What you should do → Word for word, quote all of the material, omitting the pictures.
==== Recorded information ====
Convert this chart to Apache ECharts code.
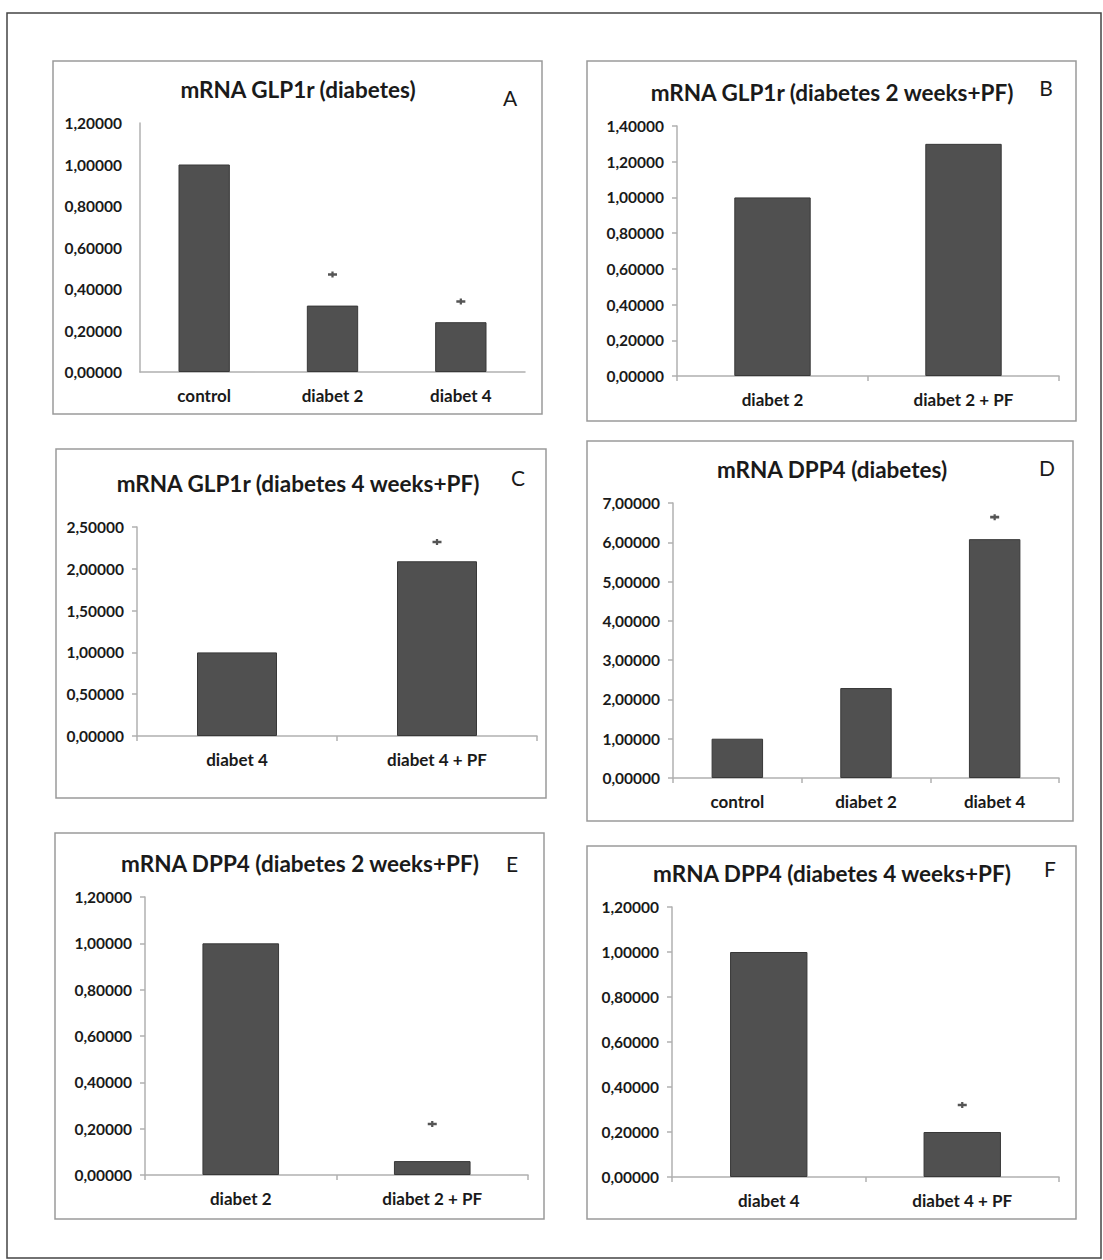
<!DOCTYPE html>
<html>
<head>
<meta charset="utf-8">
<script src="https://cdn.jsdelivr.net/npm/echarts@6/dist/echarts.min.js"></script>
<style>
html,body{margin:0;padding:0;background:#fff;}
#chart{width:1103px;height:1260px;}
</style>
</head>
<body>
<div id="chart"></div>
<script>
// 数据：每个子图的类别、柱值、星号位置
var titles = [
	'mRNA GLP1r (diabetes)',
	'mRNA GLP1r (diabetes 2 weeks+PF)',
	'mRNA GLP1r (diabetes 4 weeks+PF)',
	'mRNA DPP4 (diabetes)',
	'mRNA DPP4 (diabetes 2 weeks+PF)',
	'mRNA DPP4 (diabetes 4 weeks+PF)'
];
var letters = ['A', 'B', 'C', 'D', 'E', 'F'];

var catsA = ['control', 'diabet 2', 'diabet 4'];
var valsA = [1.0, 0.32, 0.24];
var starsA = [null, 0.47, 0.34];

var catsB = ['diabet 2', 'diabet 2 + PF'];
var valsB = [1.0, 1.30];
var starsB = [null, null];

var catsC = ['diabet 4', 'diabet 4 + PF'];
var valsC = [1.0, 2.09];
var starsC = [null, 2.32];

var catsD = ['control', 'diabet 2', 'diabet 4'];
var valsD = [1.0, 2.29, 6.08];
var starsD = [null, null, 6.64];

var catsE = ['diabet 2', 'diabet 2 + PF'];
var valsE = [1.0, 0.06];
var starsE = [null, 0.22];

var catsF = ['diabet 4', 'diabet 4 + PF'];
var valsF = [1.0, 0.20];
var starsF = [null, 0.32];

// y轴刻度: [max, interval]
var yScaleA = [1.2, 0.2];
var yScaleB = [1.4, 0.2];
var yScaleC = [2.5, 0.5];
var yScaleD = [7, 1];
var yScaleE = [1.2, 0.2];
var yScaleF = [1.2, 0.2];

var cats = [catsA, catsB, catsC, catsD, catsE, catsF];
var vals = [valsA, valsB, valsC, valsD, valsE, valsF];
var stars = [starsA, starsB, starsC, starsD, starsE, starsF];
var yScales = [yScaleA, yScaleB, yScaleC, yScaleD, yScaleE, yScaleF];

// 版面：外框、绘图区、标题中心、字母位置（像素）
var layout = [
	{box: [53, 61, 489, 353], grid: [140, 123, 385, 249], title: [298, 89], letter: [510, 97], ticks: false},
	{box: [587, 61, 489, 360], grid: [677, 126, 382, 250], title: [832, 92], letter: [1046, 87], ticks: true},
	{box: [56, 449, 490, 349], grid: [137, 527, 400, 209], title: [298, 483], letter: [518, 477], ticks: true},
	{box: [587, 441, 486, 380], grid: [673, 503, 386, 275], title: [832, 469], letter: [1047, 467], ticks: true},
	{box: [55, 833, 489, 386], grid: [145, 897, 383, 278], title: [300, 863], letter: [512, 863], ticks: true},
	{box: [587, 846, 489, 373], grid: [672, 907, 387, 270], title: [832, 873], letter: [1050, 868], ticks: true}
];

var FONT = 'Lato, "Open Sans", sans-serif';
var TEXT = '#1a1a1a';
var AXIS = '#b0b0b0';

var chart = echarts.init(document.getElementById('chart'), null, {renderer: 'svg'});

var option = {
	backgroundColor: '#fff',
	animation: false,
	textStyle: {fontFamily: FONT},
	title: [],
	grid: [],
	xAxis: [],
	yAxis: [],
	series: [],
	graphic: []
};

// 整体外框
option.graphic.push({
	type: 'rect', silent: true,
	shape: {x: 7, y: 13, width: 1094, height: 1245},
	style: {fill: 'none', stroke: '#444', lineWidth: 1.5}
});

for (var i = 0; i < layout.length; i++) {
	var L = layout[i];
	option.graphic.push({
		type: 'rect', silent: true,
		shape: {x: L.box[0], y: L.box[1], width: L.box[2], height: L.box[3]},
		style: {fill: 'none', stroke: '#9a9a9a', lineWidth: 1.5}
	});
	option.graphic.push({
		type: 'text', silent: true, x: L.letter[0], y: L.letter[1],
		style: {text: letters[i], font: 'normal 21px ' + FONT, fill: TEXT, align: 'center', verticalAlign: 'middle'}
	});
	option.title.push({
		text: titles[i], left: L.title[0], top: L.title[1] - 13, textAlign: 'center', padding: 0,
		textStyle: {fontFamily: FONT, fontWeight: 'bold', fontSize: 22.5, color: TEXT, lineHeight: 26}
	});
	option.grid.push({left: L.grid[0], top: L.grid[1], width: L.grid[2], height: L.grid[3], containLabel: false});
	option.xAxis.push({
		type: 'category', gridIndex: i, data: cats[i], boundaryGap: true,
		axisLine: {lineStyle: {color: AXIS, width: 1.5}},
		axisTick: {show: L.ticks, length: 5, alignWithLabel: false, lineStyle: {color: AXIS, width: 1.5}},
		axisLabel: {margin: 15, fontFamily: FONT, fontWeight: 'bold', fontSize: 17, color: TEXT, interval: 0},
		splitLine: {show: false}
	});
	option.yAxis.push({
		type: 'value', gridIndex: i, min: 0, max: yScales[i][0], interval: yScales[i][1],
		axisLine: {show: true, lineStyle: {color: AXIS, width: 1.5}},
		axisTick: {show: L.ticks, length: 5, lineStyle: {color: AXIS, width: 1.5}},
		axisLabel: {
			margin: L.ticks ? 13 : 18, fontFamily: FONT, fontWeight: 'bold', fontSize: 15.5, color: TEXT,
			formatter: function (v) { return v.toFixed(5).replace('.', ','); }
		},
		splitLine: {show: false}
	});
	option.series.push({
		type: 'bar', xAxisIndex: i, yAxisIndex: i, data: vals[i], barWidth: '40%',
		itemStyle: {color: '#505050', borderColor: '#383838', borderWidth: 1}
	});
	// 显著性星号
	var starData = [];
	for (var j = 0; j < stars[i].length; j++) {
		starData.push(stars[i][j] == null ? '-' : stars[i][j]);
	}
	option.series.push({
		type: 'scatter', xAxisIndex: i, yAxisIndex: i, data: starData,
		symbol: 'path://M0,2 L3,2 L3,0 L5,0 L5,2 L8,2 L8,5 L5,5 L5,7 L3,7 L3,5 L0,5 Z',
		symbolSize: [9, 6],
		itemStyle: {color: '#2a2a2a'}
	});
}

chart.setOption(option);
</script>
</body>
</html>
====
Response to this task →
Convert this chart to Apache ECharts code.
<!DOCTYPE html>
<html>
<head>
<meta charset="utf-8">
<script src="https://cdn.jsdelivr.net/npm/echarts@6/dist/echarts.min.js"></script>
<style>
html,body{margin:0;padding:0;background:#fff;}
#chart{width:1103px;height:1260px;}
</style>
</head>
<body>
<div id="chart"></div>
<script>
// 数据：每个子图的类别、柱值、星号位置
var titles = [
	'mRNA GLP1r (diabetes)',
	'mRNA GLP1r (diabetes 2 weeks+PF)',
	'mRNA GLP1r (diabetes 4 weeks+PF)',
	'mRNA DPP4 (diabetes)',
	'mRNA DPP4 (diabetes 2 weeks+PF)',
	'mRNA DPP4 (diabetes 4 weeks+PF)'
];
var letters = ['A', 'B', 'C', 'D', 'E', 'F'];

var catsA = ['control', 'diabet 2', 'diabet 4'];
var valsA = [1.0, 0.32, 0.24];
var starsA = [null, 0.47, 0.34];

var catsB = ['diabet 2', 'diabet 2 + PF'];
var valsB = [1.0, 1.30];
var starsB = [null, null];

var catsC = ['diabet 4', 'diabet 4 + PF'];
var valsC = [1.0, 2.09];
var starsC = [null, 2.32];

var catsD = ['control', 'diabet 2', 'diabet 4'];
var valsD = [1.0, 2.29, 6.08];
var starsD = [null, null, 6.64];

var catsE = ['diabet 2', 'diabet 2 + PF'];
var valsE = [1.0, 0.06];
var starsE = [null, 0.22];

var catsF = ['diabet 4', 'diabet 4 + PF'];
var valsF = [1.0, 0.20];
var starsF = [null, 0.32];

// y轴刻度: [max, interval]
var yScaleA = [1.2, 0.2];
var yScaleB = [1.4, 0.2];
var yScaleC = [2.5, 0.5];
var yScaleD = [7, 1];
var yScaleE = [1.2, 0.2];
var yScaleF = [1.2, 0.2];

var cats = [catsA, catsB, catsC, catsD, catsE, catsF];
var vals = [valsA, valsB, valsC, valsD, valsE, valsF];
var stars = [starsA, starsB, starsC, starsD, starsE, starsF];
var yScales = [yScaleA, yScaleB, yScaleC, yScaleD, yScaleE, yScaleF];

// 版面：外框、绘图区、标题中心、字母位置（像素）
var layout = [
	{box: [53, 61, 489, 353], grid: [140, 123, 385, 249], title: [298, 89], letter: [510, 97], ticks: false},
	{box: [587, 61, 489, 360], grid: [677, 126, 382, 250], title: [832, 92], letter: [1046, 87], ticks: true},
	{box: [56, 449, 490, 349], grid: [137, 527, 400, 209], title: [298, 483], letter: [518, 477], ticks: true},
	{box: [587, 441, 486, 380], grid: [673, 503, 386, 275], title: [832, 469], letter: [1047, 467], ticks: true},
	{box: [55, 833, 489, 386], grid: [145, 897, 383, 278], title: [300, 863], letter: [512, 863], ticks: true},
	{box: [587, 846, 489, 373], grid: [672, 907, 387, 270], title: [832, 873], letter: [1050, 868], ticks: true}
];

var FONT = 'Lato, "Open Sans", sans-serif';
var TEXT = '#1a1a1a';
var AXIS = '#b0b0b0';

var chart = echarts.init(document.getElementById('chart'), null, {renderer: 'svg'});

var option = {
	backgroundColor: '#fff',
	animation: false,
	textStyle: {fontFamily: FONT},
	title: [],
	grid: [],
	xAxis: [],
	yAxis: [],
	series: [],
	graphic: []
};

// 整体外框
option.graphic.push({
	type: 'rect', silent: true,
	shape: {x: 7, y: 13, width: 1094, height: 1245},
	style: {fill: 'none', stroke: '#444', lineWidth: 1.5}
});

for (var i = 0; i < layout.length; i++) {
	var L = layout[i];
	option.graphic.push({
		type: 'rect', silent: true,
		shape: {x: L.box[0], y: L.box[1], width: L.box[2], height: L.box[3]},
		style: {fill: 'none', stroke: '#9a9a9a', lineWidth: 1.5}
	});
	option.graphic.push({
		type: 'text', silent: true, x: L.letter[0], y: L.letter[1],
		style: {text: letters[i], font: 'normal 21px ' + FONT, fill: TEXT, align: 'center', verticalAlign: 'middle'}
	});
	option.title.push({
		text: titles[i], left: L.title[0], top: L.title[1] - 13, textAlign: 'center', padding: 0,
		textStyle: {fontFamily: FONT, fontWeight: 'bold', fontSize: 22.5, color: TEXT, lineHeight: 26}
	});
	option.grid.push({left: L.grid[0], top: L.grid[1], width: L.grid[2], height: L.grid[3], containLabel: false});
	option.xAxis.push({
		type: 'category', gridIndex: i, data: cats[i], boundaryGap: true,
		axisLine: {lineStyle: {color: AXIS, width: 1.5}},
		axisTick: {show: L.ticks, length: 5, alignWithLabel: false, lineStyle: {color: AXIS, width: 1.5}},
		axisLabel: {margin: 15, fontFamily: FONT, fontWeight: 'bold', fontSize: 17, color: TEXT, interval: 0},
		splitLine: {show: false}
	});
	option.yAxis.push({
		type: 'value', gridIndex: i, min: 0, max: yScales[i][0], interval: yScales[i][1],
		axisLine: {show: true, lineStyle: {color: AXIS, width: 1.5}},
		axisTick: {show: L.ticks, length: 5, lineStyle: {color: AXIS, width: 1.5}},
		axisLabel: {
			margin: L.ticks ? 13 : 18, fontFamily: FONT, fontWeight: 'bold', fontSize: 15.5, color: TEXT,
			formatter: function (v) { return v.toFixed(5).replace('.', ','); }
		},
		splitLine: {show: false}
	});
	option.series.push({
		type: 'bar', xAxisIndex: i, yAxisIndex: i, data: vals[i], barWidth: '40%',
		itemStyle: {color: '#505050', borderColor: '#383838', borderWidth: 1}
	});
	// 显著性星号
	var starData = [];
	for (var j = 0; j < stars[i].length; j++) {
		starData.push(stars[i][j] == null ? '-' : stars[i][j]);
	}
	option.series.push({
		type: 'scatter', xAxisIndex: i, yAxisIndex: i, data: starData,
		symbol: 'path://M0,2 L3,2 L3,0 L5,0 L5,2 L8,2 L8,5 L5,5 L5,7 L3,7 L3,5 L0,5 Z',
		symbolSize: [9, 6],
		itemStyle: {color: '#2a2a2a'}
	});
}

chart.setOption(option);
</script>
</body>
</html>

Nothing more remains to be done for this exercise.